First, he does not speak English. The poor lad tries, but he just doesn't get some of the finer points of English. For instance, words like "madurred" do not exist, even and especially when referring to ripe bananas. Also, sentences like, "I'm sick of Evangelicals molesting me!" are not appropriate in the English-speaking world. (FYI, in Spanish, "molestar," not to be confused with "violar," means "to annoy," a pretty important difference, although it makes for very funny jokes when you have a Latino companion.) He is also completely incapable of saying the word snickelfritz.

Also, I have been mooned by Elder Barlow from time to time while we have lived together. I think it's fair to say that I've seen his butt more times than I've seen my own, although it is in fact a great debate in our house whether or not the man really has a backside or if someone just drew a black line down the middle of his fleshless pelvis. And no, I don't feel bad making that joke. Haha, he hopes his wife makes fun of his buttlessness.

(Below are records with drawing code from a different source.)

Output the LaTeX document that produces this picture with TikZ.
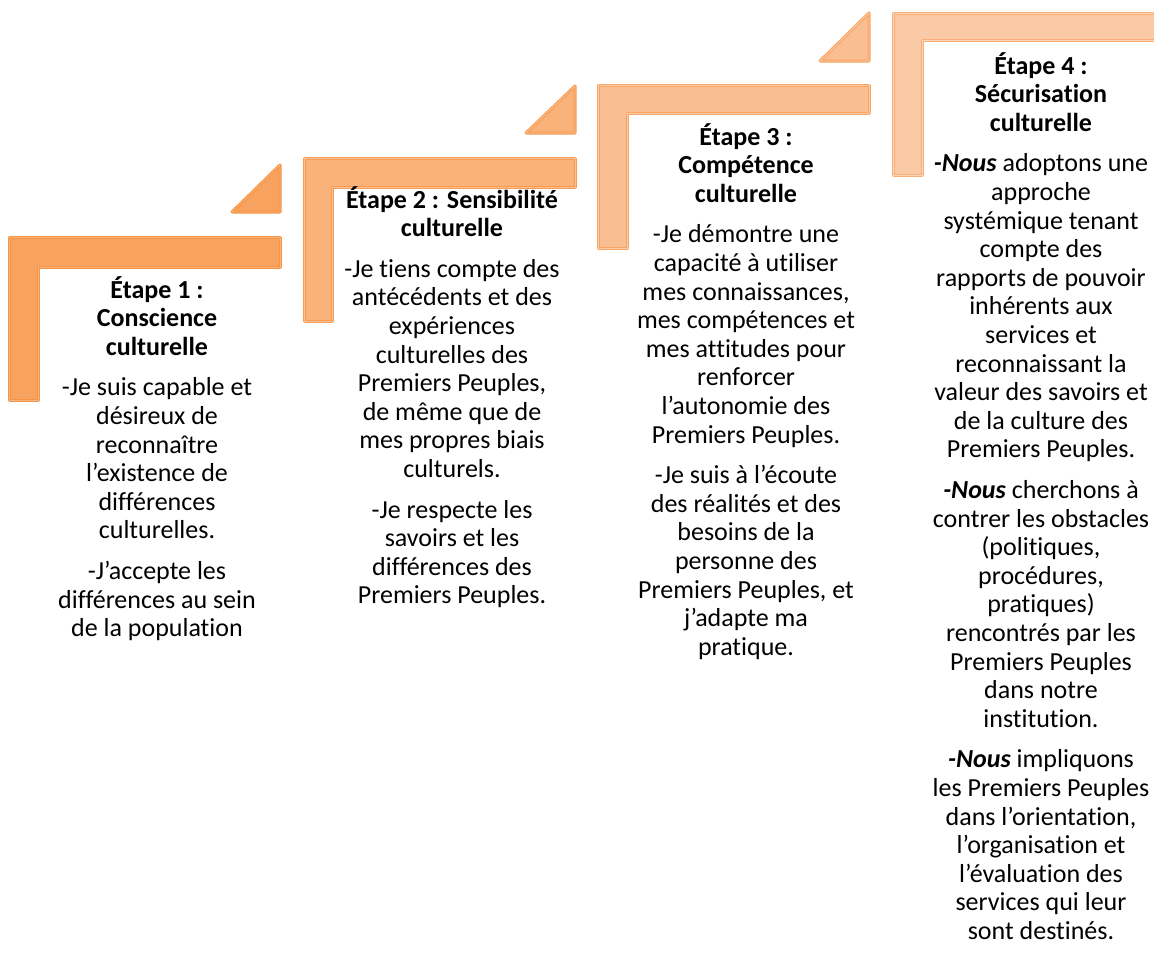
\documentclass[tikz,border=0pt]{standalone}
\usepackage{fontspec}
\setmainfont[Ligatures=NoCommon]{Carlito}
\definecolor{fA}{RGB}{247,163,95}
\definecolor{dA}{RGB}{245,148,68}
\definecolor{hA}{RGB}{250,180,125}
\definecolor{fB}{RGB}{248,178,122}
\definecolor{dB}{RGB}{246,156,84}
\definecolor{hB}{RGB}{250,192,145}
\definecolor{fC}{RGB}{249,190,145}
\definecolor{dC}{RGB}{247,164,100}
\definecolor{hC}{RGB}{251,203,165}
\definecolor{fD}{RGB}{250,202,166}
\definecolor{dD}{RGB}{248,174,118}
\definecolor{hD}{RGB}{252,214,184}
\newcommand{\stagebox}[1]{\parbox[t]{320pt}{\centering\fontsize{26}{28.6}\selectfont #1}}
\newcommand{\nous}{\textbf{\textit{-Nous}}}
\begin{document}
\begin{tikzpicture}[x=1pt,y=-1pt,
  shapebase/.style={line width=3pt, line join=round},
  shA/.style={shapebase, fill=fA, draw=dA},
  shB/.style={shapebase, fill=fB, draw=dB},
  shC/.style={shapebase, fill=fC, draw=dC},
  shD/.style={shapebase, fill=fD, draw=dD},
  hiA/.style={draw=hA, line width=0.8pt, line join=round},
  hiB/.style={draw=hB, line width=0.8pt, line join=round},
  hiC/.style={draw=hC, line width=0.8pt, line join=round},
  hiD/.style={draw=hD, line width=0.8pt, line join=round},
  stagetext/.style={anchor=base, inner sep=0pt, text=black}]
\clip (0,0) rectangle (1154,956);
\fill[white] (0,0) rectangle (1154,956);
% stage 1
\path[shA] (9,237) -- (280,237) -- (280,267) -- (38,267) -- (38,400) -- (9,400) -- cycle;
\path[hiA] (9,237) -- (280,237) -- (280,267) -- (38,267) -- (38,400) -- (9,400) -- cycle;
\path[shA] (232,212) -- (280,212) -- (280,165) -- cycle;
\path[hiA] (232,212) -- (280,212) -- (280,165) -- cycle;
% stage 2
\path[shB] (304,158) -- (575,158) -- (575,187) -- (332,187) -- (332,321) -- (304,321) -- cycle;
\path[hiB] (304,158) -- (575,158) -- (575,187) -- (332,187) -- (332,321) -- (304,321) -- cycle;
\path[shB] (526,133) -- (575,133) -- (575,86) -- cycle;
\path[hiB] (526,133) -- (575,133) -- (575,86) -- cycle;
% stage 3
\path[shC] (598,85) -- (869,85) -- (869,113) -- (627,113) -- (627,248) -- (598,248) -- cycle;
\path[hiC] (598,85) -- (869,85) -- (869,113) -- (627,113) -- (627,248) -- (598,248) -- cycle;
\path[shC] (820,61) -- (869,61) -- (869,13) -- cycle;
\path[hiC] (820,61) -- (869,61) -- (869,13) -- cycle;
% stage 4
\path[shD] (893,13) -- (1165,13) -- (1165,40) -- (922,40) -- (922,175) -- (893,175) -- cycle;
\path[hiD] (893,13) -- (1165,13) -- (1165,40) -- (922,40) -- (922,175) -- (893,175) -- cycle;

\node[stagetext] (t1) at (157,298) {\stagebox{%
\textbf{Étape 1 :}\\ \textbf{Conscience}\\ \textbf{culturelle}\\[12pt]
-Je suis capable et\\ désireux de\\ reconnaître\\ l’existence de\\ différences\\ culturelles.\\[12pt]
-J’accepte les\\ différences au sein\\ de la population}};

\node[stagetext] (t2) at (452,208) {\stagebox{%
\textbf{Étape 2 : Sensibilité}\\ \textbf{culturelle}\\[12pt]
-Je tiens compte des\\ antécédents et des\\ expériences\\ culturelles des\\ Premiers Peuples,\\ de même que de\\ mes propres biais\\ culturels.\\[12pt]
-Je respecte les\\ savoirs et les\\ différences des\\ Premiers Peuples.}};

\node[stagetext] (t3) at (746,145) {\stagebox{%
\textbf{Étape 3 :}\\ \textbf{Compétence}\\ \textbf{culturelle}\\[12pt]
-Je démontre une\\ capacité à utiliser\\ mes connaissances,\\ mes compétences et\\ mes attitudes pour\\ renforcer\\ l’autonomie des\\ Premiers Peuples.\\[12pt]
-Je suis à l’écoute\\ des réalités et des\\ besoins de la\\ personne des\\ Premiers Peuples, et\\ j’adapte ma\\ pratique.}};

\node[stagetext] (t4) at (1041,74) {\stagebox{%
\textbf{Étape 4 :}\\ \textbf{Sécurisation}\\ \textbf{culturelle}\\[12pt]
\nous{} adoptons une\\ approche\\ systémique tenant\\ compte des\\ rapports de pouvoir\\ inhérents aux\\ services et\\ reconnaissant la\\ valeur des savoirs et\\ de la culture des\\ Premiers Peuples.\\[12pt]
\nous{} cherchons à\\ contrer les obstacles\\ (politiques,\\ procédures,\\ pratiques)\\ rencontrés par les\\ Premiers Peuples\\ dans notre\\ institution.\\[12pt]
\nous{} impliquons\\ les Premiers Peuples\\ dans l’orientation,\\ l’organisation et\\ l’évaluation des\\ services qui leur\\ sont destinés.}};
\end{tikzpicture}
\end{document}
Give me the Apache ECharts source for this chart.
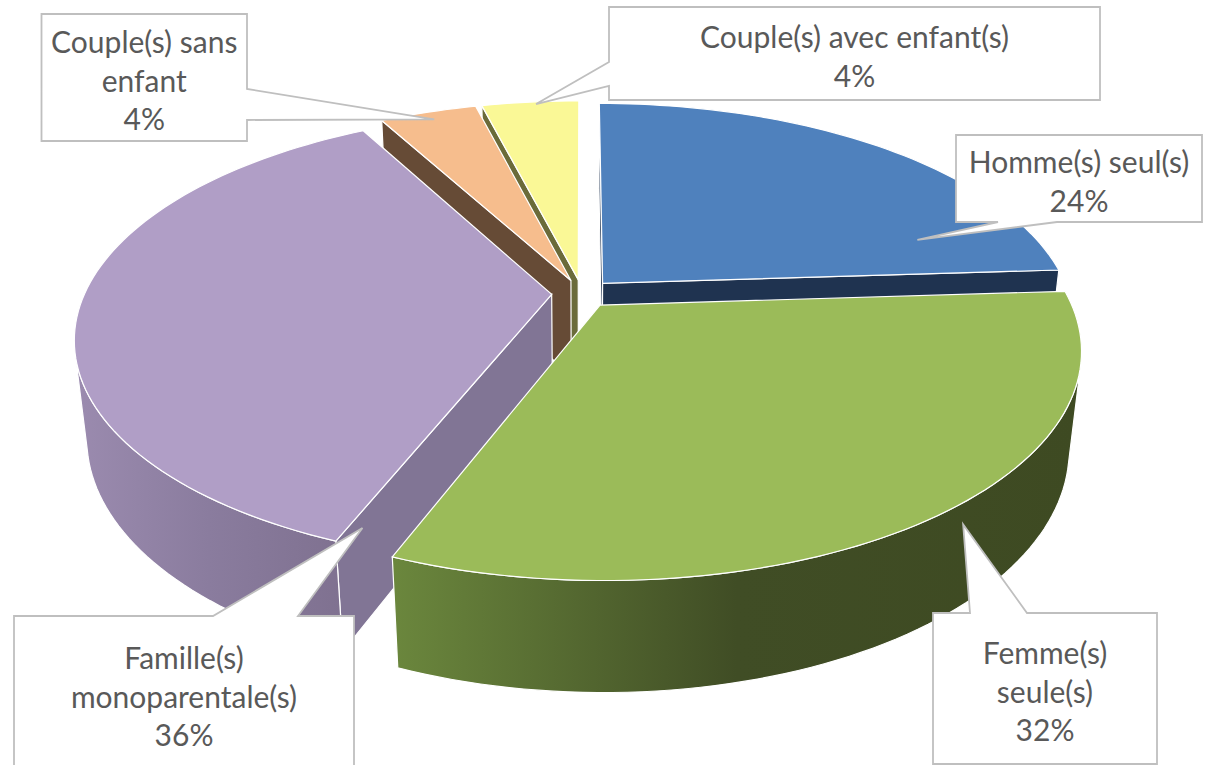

I should also probably mention that Elder Barlow in a way grabbed my soul by the nostrils and dragged it out of the very jaws of Hell. He once posed a question to me after I insisted that there was no way I could ever be a missionary as diligent and motivated as the Lord wanted me to be. "Johnson," he said, "the Lord does not care who you are. Who  could you be?" That question, combined with his example (getting repeatedly and viciously shafted by companions for about the first year of his mission, especially his trainer, and still turning out very well despite garbage that would have destroyed any lesser missionary) was a powerful motivator for me in some very dark times. I thank God for sending him to my house, and although he is leaving me now, I am eternally grateful for the time we had to serve together. We've had some of the funnest, funniest, most building time there was to be had.
My District
With all that sappy Jaredite villain out of the way, he and I crunched some numbers. In the last four weeks, we have knocked on nearly fifteen hundred doors. Of those doors, we've gotten in for one hundred and seven lessons. In case you didn't just whip out a calculator and break that down, we got rejected from thirteen of fourteen houses we tried to get into. Which is to say, we got lessons with just over 7.1% of the doors we knocked on, a number that is also about on par with the number of times people were too busy to listen to how to obtain eternal happiness because they had to eat a mango (although you could argue that that's kinda the same thing), the number of times bilingual Minecraft addicts said the words "skin toolkit" to us, and how often the door was answered by a dog. Yeah, it's fair to say that this work is not easy. Some might get discouraged. But we don't. No, sir, we do not. Why?

Because this work was never supposed to be easy. We aren't here to sit on the beach and sip piƱa coladas. We aren't here to slide our iPads under the seats of our air conditioned car as we go from golden investigator to golden investigator. We are here to do the work of salvation. To bring the world His truth. And what a truth it is.

This church is true. The church is so true that it's obvious. You cannot look at the Book of Mormon and suppose that it was written by Joseph Smith or any of his translators or associates back in the day. It is a book so rife with lingual and doctrinal complexity, from the stories down to individual words, that it would be ludicrous to even suppose this book could be a fabrication. If that isn't obvious, you're not reading it closely enough. 

As for Joseph Smith, his blunders are as telling as his successes. God took a man who was so imperfect and ignorant and yet so prepared and with him, He chose to do this work. How lost and confused Joseph Smith must have been, trying to fulfill his role as a prophet in this dispensation with no guide, no example of a modern prophet who had gone before. He could only trust in the Lord and keep moving forward, and his determination, the Spirit that accompanied him, and the very life he sacrificed in this cause are a testament to his divine calling as a prophet.

But the most important, compelling, and impossible-to-deny evidence there is for me is the hand of the Lord that I have seen in my own life. Looking back, it's so clear how the path of my life had brought me to this point. Specific people in specific places at the right time were prepared so that I would be able to finally come to this knowledge. It's so simple it's brilliant, and it's so crazy to see how even Satan's moves, sly as they were, only served to help the purposes of God. And this, after all, really is His work.

Elders Rodriguez and Johnson
So we are here and so we work. This work is a work of love and it is the most important kind of love. We are in the business of the salvation of the human family. I'm here, I'm happy here, and here I will stay. If any of you are wondering if you should serve a mission, allow me to answer that question with a loud, clear, and humble YES. Yes you should. It is the greatest thing that could happen to you. If God can take someone as messed up and imperfect as me and make anything useful out of it, He can do the same with you. I have seen it. I know it. I testify of it.